_THE REQUEST_: Without the pictures, set down every line of the data exactly.

_COLLECTED DATA_:
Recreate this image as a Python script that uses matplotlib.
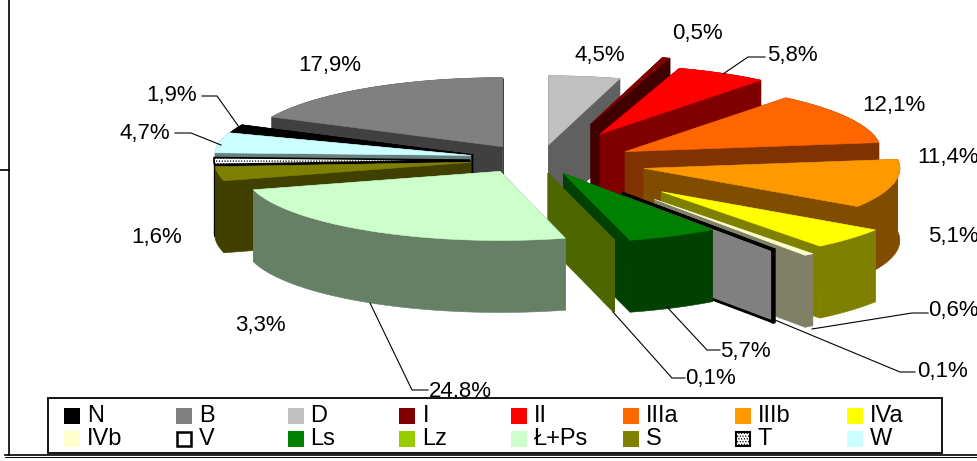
import numpy as np
import matplotlib
matplotlib.use("Agg")
import matplotlib.pyplot as plt
from matplotlib.patches import Polygon, Rectangle

plt.rcParams['font.family'] = ['Liberation Sans', 'DejaVu Sans']
plt.rcParams['hatch.linewidth'] = 0.6

# Data
names = ["N", "B", "D", "I", "II", "IIIa", "IIIb", "IVa",
         "IVb", "V", "Ls", "Lz", "Ł+Ps", "S", "T", "W"]
values = [1.9, 17.9, 4.5, 0.5, 5.8, 12.1, 11.4, 5.1,
          0.6, 0.1, 5.7, 0.1, 24.8, 3.3, 1.6, 4.7]

# Colours of the top and of the sides
top_colors = ["#000000", "#808080", "#C0C0C0", "#800000", "#FF0000", "#FF6600", "#FF9900", "#FFFF00",
              "#FFFFCC", "#FFFFFF", "#008000", "#99CC00", "#CCFFCC", "#808000", "#FFFFFF", "#CCFFFF"]
side_colors = ["#000000", "#404040", "#606060", "#400000", "#800000", "#803300", "#804D00", "#808000",
               "#808066", "#808080", "#004000", "#4D6600", "#668066", "#404000", "#000000", "#668080"]

# How far each slice is pulled out of the pie, px, plus a small correction
explode = [53, 36, 60, 190, 160, 116, 122, 190, 220, 177, 80, 85, 40, 52, 52, 52]
nudge_x = [0, 0, 18, 13, 2, 2, 3, 0, 0, -2, 7, 4, -2, 0, 0, 0]
nudge_y = [0, -5, 1, 13, 12, 7, 1, -3, -8, -5, -6, -9, 2, 0, 0, -2]

# Pie geometry (px)
cx, cy = 522, 160
radius = 256
squash = 0.27
depth = 72
first_angle = -sum(values[:2]) * 3.6

# back to front
draw_order = ["B", "N", "W", "T", "S", "D", "I", "II", "IIIa", "IIIb",
              "IVa", "IVb", "V", "Ls", "Lz", "Ł+Ps"]

# Data labels: text, centre of text, leader line
label_text = ["1,9%", "17,9%", "4,5%", "0,5%", "5,8%", "12,1%", "11,4%", "5,1%",
              "0,6%", "0,1%", "5,7%", "0,1%", "24,8%", "3,3%", "1,6%", "4,7%"]
label_x = [172, 330, 600, 697, 792, 894, 948, 953, 953, 942, 745, 710, 460, 260, 157, 145]
label_y = [95, 66, 56, 33, 56, 105, 157, 236, 310, 371, 351, 378, 391, 325, 237, 133]
leaders = [
    [(202, 96), (217, 96), (239, 127)],
    [(723, 74), (748, 57), (765, 57)],
    [(812, 329), (912, 313), (928, 313)],
    [(775, 320), (900, 372), (915, 372)],
    [(667, 307), (707, 350), (720, 350)],
    [(613, 312), (672, 378), (685, 378)],
    [(370, 303), (412, 390), (428, 390)],
    [(221, 145), (191, 133), (175, 133)],
]

fig = plt.figure(figsize=(9.78, 4.61), dpi=100)
ax = fig.add_axes([0, 0, 1, 1])
ax.set_xlim(0, 978)
ax.set_ylim(461, 0)
ax.axis('off')

# Outer chart frame
ax.plot([9, 9], [0, 455], color="black", lw=1.2, zorder=1)
ax.plot([5, 978], [455, 455], color="black", lw=1.2, zorder=1)
ax.plot([5, 978], [457, 457], color="black", lw=0.7, zorder=1)
ax.plot([0, 9], [170, 170], color="black", lw=1.2, zorder=1)


def point(t, dx, dy):
    a = np.radians(t)
    return cx + dx + radius * np.sin(a), cy + dy - radius * squash * np.cos(a)


def draw_slice(i, zorder):
    start = first_angle + sum(values[:i]) * 3.6
    end = start + values[i] * 3.6
    mid = np.radians((start + end) / 2)
    dx = explode[i] * np.sin(mid) + nudge_x[i]
    dy = -explode[i] * squash * np.cos(mid) + nudge_y[i]
    angles = np.linspace(start, end, 40)
    xs, ys = point(angles, dx, dy)
    ax_, ay_ = cx + dx, cy + dy
    top = list(zip(xs, ys)) + [(ax_, ay_)]

    # sides: outer arc and the two cut faces
    outer = list(zip(xs, ys)) + list(zip(xs[::-1], ys[::-1] + depth))
    cut1 = [(ax_, ay_), (xs[0], ys[0]), (xs[0], ys[0] + depth), (ax_, ay_ + depth)]
    cut2 = [(ax_, ay_), (xs[-1], ys[-1]), (xs[-1], ys[-1] + depth), (ax_, ay_ + depth)]
    for side in (cut1, cut2, outer):
        edge = "black" if names[i] == "V" else side_colors[i]
        lw = 2 if names[i] == "V" else 0.4
        ax.add_patch(Polygon(side, closed=True, facecolor=side_colors[i],
                             edgecolor=edge, lw=lw, zorder=zorder))

    if names[i] == "T":
        ax.add_patch(Polygon(top, closed=True, facecolor="white", edgecolor="black",
                             hatch="......", lw=1.2, zorder=zorder + 0.5))
    elif names[i] == "V":
        ax.add_patch(Polygon(top, closed=True, facecolor="white", edgecolor="black",
                             lw=2, zorder=zorder + 0.5))
    else:
        # the Lz sliver is too thin to show its own colour
        col = side_colors[i] if names[i] == "Lz" else top_colors[i]
        ax.add_patch(Polygon(top, closed=True, facecolor=col,
                             edgecolor=col, lw=0.4, zorder=zorder + 0.5))


for n, name in enumerate(draw_order):
    draw_slice(names.index(name), 2 + n)

# Labels
for line in leaders:
    ax.plot([p[0] for p in line], [p[1] for p in line], color="black", lw=0.8, zorder=30)
for t, x, y in zip(label_text, label_x, label_y):
    ax.text(x, y, t, fontsize=16, ha="center", va="center", zorder=31, clip_on=True)

# Legend
ax.add_patch(Rectangle((48, 398), 894, 55, facecolor="white", edgecolor="black", lw=1.3, zorder=40))
for i, name in enumerate(names):
    col = i % 8
    row = i // 8
    x = 64 + col * 111.8
    y = 416 + row * 23
    if name == "T":
        ax.add_patch(Rectangle((x + 1, y - 7), 14, 14, facecolor="white", edgecolor="black",
                               hatch="......", lw=1.5, zorder=41))
    elif name == "V":
        ax.add_patch(Rectangle((x + 1, y - 7), 14, 14, facecolor="white", edgecolor="black",
                               lw=1.8, zorder=41))
    else:
        ax.add_patch(Rectangle((x, y - 8), 16, 16, facecolor=top_colors[i], edgecolor="none", zorder=41))
    ax.text(x + 23, y, name, fontsize=17, ha="left", va="center", zorder=42)

fig.savefig("out.png", dpi=100)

_RESULT OF THIS TASK_:
Recreate this image as a Python script that uses matplotlib.
import numpy as np
import matplotlib
matplotlib.use("Agg")
import matplotlib.pyplot as plt
from matplotlib.patches import Polygon, Rectangle

plt.rcParams['font.family'] = ['Liberation Sans', 'DejaVu Sans']
plt.rcParams['hatch.linewidth'] = 0.6

# Data
names = ["N", "B", "D", "I", "II", "IIIa", "IIIb", "IVa",
         "IVb", "V", "Ls", "Lz", "Ł+Ps", "S", "T", "W"]
values = [1.9, 17.9, 4.5, 0.5, 5.8, 12.1, 11.4, 5.1,
          0.6, 0.1, 5.7, 0.1, 24.8, 3.3, 1.6, 4.7]

# Colours of the top and of the sides
top_colors = ["#000000", "#808080", "#C0C0C0", "#800000", "#FF0000", "#FF6600", "#FF9900", "#FFFF00",
              "#FFFFCC", "#FFFFFF", "#008000", "#99CC00", "#CCFFCC", "#808000", "#FFFFFF", "#CCFFFF"]
side_colors = ["#000000", "#404040", "#606060", "#400000", "#800000", "#803300", "#804D00", "#808000",
               "#808066", "#808080", "#004000", "#4D6600", "#668066", "#404000", "#000000", "#668080"]

# How far each slice is pulled out of the pie, px, plus a small correction
explode = [53, 36, 60, 190, 160, 116, 122, 190, 220, 177, 80, 85, 40, 52, 52, 52]
nudge_x = [0, 0, 18, 13, 2, 2, 3, 0, 0, -2, 7, 4, -2, 0, 0, 0]
nudge_y = [0, -5, 1, 13, 12, 7, 1, -3, -8, -5, -6, -9, 2, 0, 0, -2]

# Pie geometry (px)
cx, cy = 522, 160
radius = 256
squash = 0.27
depth = 72
first_angle = -sum(values[:2]) * 3.6

# back to front
draw_order = ["B", "N", "W", "T", "S", "D", "I", "II", "IIIa", "IIIb",
              "IVa", "IVb", "V", "Ls", "Lz", "Ł+Ps"]

# Data labels: text, centre of text, leader line
label_text = ["1,9%", "17,9%", "4,5%", "0,5%", "5,8%", "12,1%", "11,4%", "5,1%",
              "0,6%", "0,1%", "5,7%", "0,1%", "24,8%", "3,3%", "1,6%", "4,7%"]
label_x = [172, 330, 600, 697, 792, 894, 948, 953, 953, 942, 745, 710, 460, 260, 157, 145]
label_y = [95, 66, 56, 33, 56, 105, 157, 236, 310, 371, 351, 378, 391, 325, 237, 133]
leaders = [
    [(202, 96), (217, 96), (239, 127)],
    [(723, 74), (748, 57), (765, 57)],
    [(812, 329), (912, 313), (928, 313)],
    [(775, 320), (900, 372), (915, 372)],
    [(667, 307), (707, 350), (720, 350)],
    [(613, 312), (672, 378), (685, 378)],
    [(370, 303), (412, 390), (428, 390)],
    [(221, 145), (191, 133), (175, 133)],
]

fig = plt.figure(figsize=(9.78, 4.61), dpi=100)
ax = fig.add_axes([0, 0, 1, 1])
ax.set_xlim(0, 978)
ax.set_ylim(461, 0)
ax.axis('off')

# Outer chart frame
ax.plot([9, 9], [0, 455], color="black", lw=1.2, zorder=1)
ax.plot([5, 978], [455, 455], color="black", lw=1.2, zorder=1)
ax.plot([5, 978], [457, 457], color="black", lw=0.7, zorder=1)
ax.plot([0, 9], [170, 170], color="black", lw=1.2, zorder=1)


def point(t, dx, dy):
    a = np.radians(t)
    return cx + dx + radius * np.sin(a), cy + dy - radius * squash * np.cos(a)


def draw_slice(i, zorder):
    start = first_angle + sum(values[:i]) * 3.6
    end = start + values[i] * 3.6
    mid = np.radians((start + end) / 2)
    dx = explode[i] * np.sin(mid) + nudge_x[i]
    dy = -explode[i] * squash * np.cos(mid) + nudge_y[i]
    angles = np.linspace(start, end, 40)
    xs, ys = point(angles, dx, dy)
    ax_, ay_ = cx + dx, cy + dy
    top = list(zip(xs, ys)) + [(ax_, ay_)]

    # sides: outer arc and the two cut faces
    outer = list(zip(xs, ys)) + list(zip(xs[::-1], ys[::-1] + depth))
    cut1 = [(ax_, ay_), (xs[0], ys[0]), (xs[0], ys[0] + depth), (ax_, ay_ + depth)]
    cut2 = [(ax_, ay_), (xs[-1], ys[-1]), (xs[-1], ys[-1] + depth), (ax_, ay_ + depth)]
    for side in (cut1, cut2, outer):
        edge = "black" if names[i] == "V" else side_colors[i]
        lw = 2 if names[i] == "V" else 0.4
        ax.add_patch(Polygon(side, closed=True, facecolor=side_colors[i],
                             edgecolor=edge, lw=lw, zorder=zorder))

    if names[i] == "T":
        ax.add_patch(Polygon(top, closed=True, facecolor="white", edgecolor="black",
                             hatch="......", lw=1.2, zorder=zorder + 0.5))
    elif names[i] == "V":
        ax.add_patch(Polygon(top, closed=True, facecolor="white", edgecolor="black",
                             lw=2, zorder=zorder + 0.5))
    else:
        # the Lz sliver is too thin to show its own colour
        col = side_colors[i] if names[i] == "Lz" else top_colors[i]
        ax.add_patch(Polygon(top, closed=True, facecolor=col,
                             edgecolor=col, lw=0.4, zorder=zorder + 0.5))


for n, name in enumerate(draw_order):
    draw_slice(names.index(name), 2 + n)

# Labels
for line in leaders:
    ax.plot([p[0] for p in line], [p[1] for p in line], color="black", lw=0.8, zorder=30)
for t, x, y in zip(label_text, label_x, label_y):
    ax.text(x, y, t, fontsize=16, ha="center", va="center", zorder=31, clip_on=True)

# Legend
ax.add_patch(Rectangle((48, 398), 894, 55, facecolor="white", edgecolor="black", lw=1.3, zorder=40))
for i, name in enumerate(names):
    col = i % 8
    row = i // 8
    x = 64 + col * 111.8
    y = 416 + row * 23
    if name == "T":
        ax.add_patch(Rectangle((x + 1, y - 7), 14, 14, facecolor="white", edgecolor="black",
                               hatch="......", lw=1.5, zorder=41))
    elif name == "V":
        ax.add_patch(Rectangle((x + 1, y - 7), 14, 14, facecolor="white", edgecolor="black",
                               lw=1.8, zorder=41))
    else:
        ax.add_patch(Rectangle((x, y - 8), 16, 16, facecolor=top_colors[i], edgecolor="none", zorder=41))
    ax.text(x + 23, y, name, fontsize=17, ha="left", va="center", zorder=42)

fig.savefig("out.png", dpi=100)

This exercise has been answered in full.